-- Begin --

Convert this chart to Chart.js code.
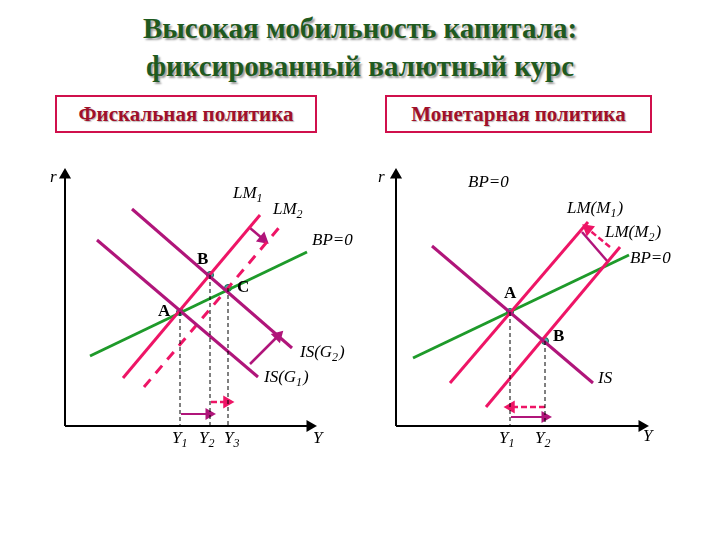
<!DOCTYPE html>
<html><head><meta charset="utf-8">
<script src="https://cdn.jsdelivr.net/npm/chart.js@4/dist/chart.umd.min.js"></script>
<style>
body{margin:0;background:#fff;width:720px;height:540px;overflow:hidden;font-family:"Liberation Serif",serif}
#wrap{position:absolute;left:0;top:0;width:720px;height:540px}
.title{position:absolute;left:0;width:720px;text-align:center;font-weight:bold;font-size:29px;color:#1f5a1f;text-shadow:2px 2px 2px #9a9a9a}
.box{position:absolute;top:95px;height:34px;border:2px solid #d0104c;font-weight:bold;font-size:21px;color:#a0102a;text-align:center;line-height:34px;text-shadow:1px 1px 1px #bbb}
</style></head><body>
<div class="title" style="top:12px">Высокая мобильность капитала:</div>
<div class="title" style="top:50px">фиксированный валютный курс</div>
<div class="box" style="left:55px;width:258px">Фискальная политика</div>
<div class="box" style="left:385px;width:263px">Монетарная политика</div>
<div id="wrap"><canvas id="c" width="720" height="540"></canvas></div>
<script>
// ---------------- DATA (page coordinates of diagram curves) ----------------
const PINK = "#ee1566", PURPLE = "#b0157a", GREEN = "#1e9a2a", BLACK = "#000";

// left panel: fiscal policy
const axesL = [[65, 175], [65, 426], [310, 426]];
const isG1 = [[97, 240], [258, 377]];
const isG2 = [[132, 209], [292, 348]];
const lm1 = [[123, 378], [260, 215]];
const lm2 = [[144, 387], [283, 223]];
const bpL = [[90, 356], [307, 252]];
const pointsL = [[180, 312], [210, 275], [228, 288]];
const dropsL = [[[180, 312], [180, 426]], [[210, 275], [210, 426]], [[228, 288], [228, 426]]];
const shiftIS = [[250, 364], [278, 336]];
const shiftLM = [[250, 228], [263, 239]];
const arrY1Y2 = [[181, 414], [209, 414]];
const arrY2Y3 = [[211, 402], [227, 402]];

// right panel: monetary policy
const axesR = [[396, 175], [396, 426], [642, 426]];
const isR = [[432, 246], [593, 383]];
const lmM1 = [[450, 383], [588, 222]];
const lmM2 = [[486, 407], [620, 247]];
const bpR = [[413, 358], [629, 255]];
const pointsR = [[510, 312], [545, 341]];
const dropsR = [[[510, 312], [510, 426]], [[545, 341], [545, 426]]];
const arrBack = [[545, 407], [511, 407]];
const arrFwd = [[511, 417], [545, 417]];
const shiftM2 = [[582, 232], [608, 262]];
const shiftM1 = [[610, 247], [588, 229]];

// labels
const labels = [
  ["r", 50, 182, "i"], ["LM", 233, 198, "i", "1"], ["LM", 273, 214, "i", "2"],
  ["BP=0", 312, 245, "i"], ["B", 197, 264, "b"], ["C", 237, 292, "b"], ["A", 158, 316, "b"],
  ["IS(G", 300, 357, "i", "2", ")"], ["IS(G", 264, 382, "i", "1", ")"],
  ["Y", 172, 443, "i", "1"], ["Y", 199, 443, "i", "2"], ["Y", 224, 443, "i", "3"], ["Y", 313, 443, "i"],
  ["r", 378, 182, "i"], ["BP=0", 468, 187, "i"], ["LM(M", 567, 213, "i", "1", ")"],
  ["LM(M", 605, 237, "i", "2", ")"], ["BP=0", 630, 263, "i"], ["A", 504, 298, "b"], ["B", 553, 341, "b"],
  ["IS", 598, 383, "i"], ["Y", 499, 443, "i", "1"], ["Y", 535, 443, "i", "2"], ["Y", 643, 441, "i"]
];

// ---------------- DATASETS ----------------
const pts = (a) => a.map(([x, y]) => ({ x, y }));
function line(d, color, width, dash) {
  return { data: pts(d), showLine: true, borderColor: color, borderWidth: width,
    borderDash: dash || [], pointRadius: 0, fill: false, clip: false };
}
function arrow(d, color, width, dash) {
  const ds = line(d, color, width, dash);
  const [a, b] = d;
  const ang = Math.atan2(b[1] - a[1], b[0] - a[0]) * 180 / Math.PI + 90;
  ds.pointRadius = [0, 5];
  ds.pointStyle = "triangle";
  ds.pointRotation = ang;
  ds.pointBackgroundColor = color;
  ds.pointBorderColor = color;
  return ds;
}
function dots(d) {
  return { data: pts(d), showLine: false, pointRadius: 3.5, pointBackgroundColor: "#3fb8a8",
    pointBorderColor: "#1a5a50", pointBorderWidth: 1, clip: false };
}

const datasets = [
  arrow(axesL.slice(0, 2).reverse(), BLACK, 2), arrow(axesL.slice(1), BLACK, 2),
  arrow(axesR.slice(0, 2).reverse(), BLACK, 2), arrow(axesR.slice(1), BLACK, 2),
  ...dropsL.map((d) => line(d, BLACK, 1, [4, 3])),
  ...dropsR.map((d) => line(d, BLACK, 1, [4, 3])),
  line(isG1, PURPLE, 3), line(isG2, PURPLE, 3),
  line(lm1, PINK, 3), line(lm2, PINK, 3, [10, 8]), line(bpL, GREEN, 3),
  arrow(shiftIS, PURPLE, 2.5), arrow(shiftLM, PURPLE, 2.5),
  arrow(arrY1Y2, PURPLE, 2), arrow(arrY2Y3, PINK, 2.5, [6, 3]),
  line(isR, PURPLE, 3), line(lmM1, PINK, 3), line(lmM2, PINK, 3), line(bpR, GREEN, 3),
  arrow(arrBack, PINK, 2.5, [6, 3]), arrow(arrFwd, PURPLE, 2),
  line(shiftM2, PURPLE, 2.5), arrow(shiftM1, PINK, 2.5, [6, 3]),
  dots(pointsL), dots(pointsR)
];

// ---------------- LABEL PLUGIN ----------------
const labelPlugin = {
  id: "labels",
  afterDatasetsDraw(chart) {
    const { ctx, scales } = chart;
    ctx.save();
    ctx.fillStyle = "#000";
    ctx.textBaseline = "alphabetic";
    labels.forEach(([t, x, y, st, sub, tail]) => {
      let px = scales.x.getPixelForValue(x), py = scales.y.getPixelForValue(y);
      ctx.font = (st === "b" ? "bold 17px" : "italic 17px") + ' "Liberation Serif"';
      ctx.fillText(t, px, py);
      px += ctx.measureText(t).width;
      if (sub) {
        ctx.font = 'italic 12px "Liberation Serif"';
        ctx.fillText(sub, px, py + 4);
        px += ctx.measureText(sub).width + 1;
      }
      if (tail) {
        ctx.font = 'italic 17px "Liberation Serif"';
        ctx.fillText(tail, px, py);
      }
    });
    ctx.restore();
  }
};

// the chart area is inset a few pixels, so the scale range is chosen to map value = page pixel
const chart = new Chart(document.getElementById("c"), {
  type: "scatter",
  data: { datasets },
  options: {
    responsive: false, animation: false,
    layout: { padding: 0 },
    plugins: { legend: { display: false }, tooltip: { enabled: false } },
    scales: {
      x: { type: "linear", min: 0, max: 720, display: false },
      y: { type: "linear", min: 0, max: 540, reverse: true, display: false }
    }
  },
  plugins: [labelPlugin]
});
const area = chart.chartArea;
chart.options.scales.x.min = area.left;
chart.options.scales.x.max = area.right;
chart.options.scales.y.min = area.top;
chart.options.scales.y.max = area.bottom;
chart.update();
</script>
</body></html>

-- End --

▶ [Exercise aim] Copy the whole of the material above exactly, but not its images.

▶ [Exercise output]
Convert this chart to Chart.js code.
<!DOCTYPE html>
<html><head><meta charset="utf-8">
<script src="https://cdn.jsdelivr.net/npm/chart.js@4/dist/chart.umd.min.js"></script>
<style>
body{margin:0;background:#fff;width:720px;height:540px;overflow:hidden;font-family:"Liberation Serif",serif}
#wrap{position:absolute;left:0;top:0;width:720px;height:540px}
.title{position:absolute;left:0;width:720px;text-align:center;font-weight:bold;font-size:29px;color:#1f5a1f;text-shadow:2px 2px 2px #9a9a9a}
.box{position:absolute;top:95px;height:34px;border:2px solid #d0104c;font-weight:bold;font-size:21px;color:#a0102a;text-align:center;line-height:34px;text-shadow:1px 1px 1px #bbb}
</style></head><body>
<div class="title" style="top:12px">Высокая мобильность капитала:</div>
<div class="title" style="top:50px">фиксированный валютный курс</div>
<div class="box" style="left:55px;width:258px">Фискальная политика</div>
<div class="box" style="left:385px;width:263px">Монетарная политика</div>
<div id="wrap"><canvas id="c" width="720" height="540"></canvas></div>
<script>
// ---------------- DATA (page coordinates of diagram curves) ----------------
const PINK = "#ee1566", PURPLE = "#b0157a", GREEN = "#1e9a2a", BLACK = "#000";

// left panel: fiscal policy
const axesL = [[65, 175], [65, 426], [310, 426]];
const isG1 = [[97, 240], [258, 377]];
const isG2 = [[132, 209], [292, 348]];
const lm1 = [[123, 378], [260, 215]];
const lm2 = [[144, 387], [283, 223]];
const bpL = [[90, 356], [307, 252]];
const pointsL = [[180, 312], [210, 275], [228, 288]];
const dropsL = [[[180, 312], [180, 426]], [[210, 275], [210, 426]], [[228, 288], [228, 426]]];
const shiftIS = [[250, 364], [278, 336]];
const shiftLM = [[250, 228], [263, 239]];
const arrY1Y2 = [[181, 414], [209, 414]];
const arrY2Y3 = [[211, 402], [227, 402]];

// right panel: monetary policy
const axesR = [[396, 175], [396, 426], [642, 426]];
const isR = [[432, 246], [593, 383]];
const lmM1 = [[450, 383], [588, 222]];
const lmM2 = [[486, 407], [620, 247]];
const bpR = [[413, 358], [629, 255]];
const pointsR = [[510, 312], [545, 341]];
const dropsR = [[[510, 312], [510, 426]], [[545, 341], [545, 426]]];
const arrBack = [[545, 407], [511, 407]];
const arrFwd = [[511, 417], [545, 417]];
const shiftM2 = [[582, 232], [608, 262]];
const shiftM1 = [[610, 247], [588, 229]];

// labels
const labels = [
  ["r", 50, 182, "i"], ["LM", 233, 198, "i", "1"], ["LM", 273, 214, "i", "2"],
  ["BP=0", 312, 245, "i"], ["B", 197, 264, "b"], ["C", 237, 292, "b"], ["A", 158, 316, "b"],
  ["IS(G", 300, 357, "i", "2", ")"], ["IS(G", 264, 382, "i", "1", ")"],
  ["Y", 172, 443, "i", "1"], ["Y", 199, 443, "i", "2"], ["Y", 224, 443, "i", "3"], ["Y", 313, 443, "i"],
  ["r", 378, 182, "i"], ["BP=0", 468, 187, "i"], ["LM(M", 567, 213, "i", "1", ")"],
  ["LM(M", 605, 237, "i", "2", ")"], ["BP=0", 630, 263, "i"], ["A", 504, 298, "b"], ["B", 553, 341, "b"],
  ["IS", 598, 383, "i"], ["Y", 499, 443, "i", "1"], ["Y", 535, 443, "i", "2"], ["Y", 643, 441, "i"]
];

// ---------------- DATASETS ----------------
const pts = (a) => a.map(([x, y]) => ({ x, y }));
function line(d, color, width, dash) {
  return { data: pts(d), showLine: true, borderColor: color, borderWidth: width,
    borderDash: dash || [], pointRadius: 0, fill: false, clip: false };
}
function arrow(d, color, width, dash) {
  const ds = line(d, color, width, dash);
  const [a, b] = d;
  const ang = Math.atan2(b[1] - a[1], b[0] - a[0]) * 180 / Math.PI + 90;
  ds.pointRadius = [0, 5];
  ds.pointStyle = "triangle";
  ds.pointRotation = ang;
  ds.pointBackgroundColor = color;
  ds.pointBorderColor = color;
  return ds;
}
function dots(d) {
  return { data: pts(d), showLine: false, pointRadius: 3.5, pointBackgroundColor: "#3fb8a8",
    pointBorderColor: "#1a5a50", pointBorderWidth: 1, clip: false };
}

const datasets = [
  arrow(axesL.slice(0, 2).reverse(), BLACK, 2), arrow(axesL.slice(1), BLACK, 2),
  arrow(axesR.slice(0, 2).reverse(), BLACK, 2), arrow(axesR.slice(1), BLACK, 2),
  ...dropsL.map((d) => line(d, BLACK, 1, [4, 3])),
  ...dropsR.map((d) => line(d, BLACK, 1, [4, 3])),
  line(isG1, PURPLE, 3), line(isG2, PURPLE, 3),
  line(lm1, PINK, 3), line(lm2, PINK, 3, [10, 8]), line(bpL, GREEN, 3),
  arrow(shiftIS, PURPLE, 2.5), arrow(shiftLM, PURPLE, 2.5),
  arrow(arrY1Y2, PURPLE, 2), arrow(arrY2Y3, PINK, 2.5, [6, 3]),
  line(isR, PURPLE, 3), line(lmM1, PINK, 3), line(lmM2, PINK, 3), line(bpR, GREEN, 3),
  arrow(arrBack, PINK, 2.5, [6, 3]), arrow(arrFwd, PURPLE, 2),
  line(shiftM2, PURPLE, 2.5), arrow(shiftM1, PINK, 2.5, [6, 3]),
  dots(pointsL), dots(pointsR)
];

// ---------------- LABEL PLUGIN ----------------
const labelPlugin = {
  id: "labels",
  afterDatasetsDraw(chart) {
    const { ctx, scales } = chart;
    ctx.save();
    ctx.fillStyle = "#000";
    ctx.textBaseline = "alphabetic";
    labels.forEach(([t, x, y, st, sub, tail]) => {
      let px = scales.x.getPixelForValue(x), py = scales.y.getPixelForValue(y);
      ctx.font = (st === "b" ? "bold 17px" : "italic 17px") + ' "Liberation Serif"';
      ctx.fillText(t, px, py);
      px += ctx.measureText(t).width;
      if (sub) {
        ctx.font = 'italic 12px "Liberation Serif"';
        ctx.fillText(sub, px, py + 4);
        px += ctx.measureText(sub).width + 1;
      }
      if (tail) {
        ctx.font = 'italic 17px "Liberation Serif"';
        ctx.fillText(tail, px, py);
      }
    });
    ctx.restore();
  }
};

// the chart area is inset a few pixels, so the scale range is chosen to map value = page pixel
const chart = new Chart(document.getElementById("c"), {
  type: "scatter",
  data: { datasets },
  options: {
    responsive: false, animation: false,
    layout: { padding: 0 },
    plugins: { legend: { display: false }, tooltip: { enabled: false } },
    scales: {
      x: { type: "linear", min: 0, max: 720, display: false },
      y: { type: "linear", min: 0, max: 540, reverse: true, display: false }
    }
  },
  plugins: [labelPlugin]
});
const area = chart.chartArea;
chart.options.scales.x.min = area.left;
chart.options.scales.x.max = area.right;
chart.options.scales.y.min = area.top;
chart.options.scales.y.max = area.bottom;
chart.update();
</script>
</body></html>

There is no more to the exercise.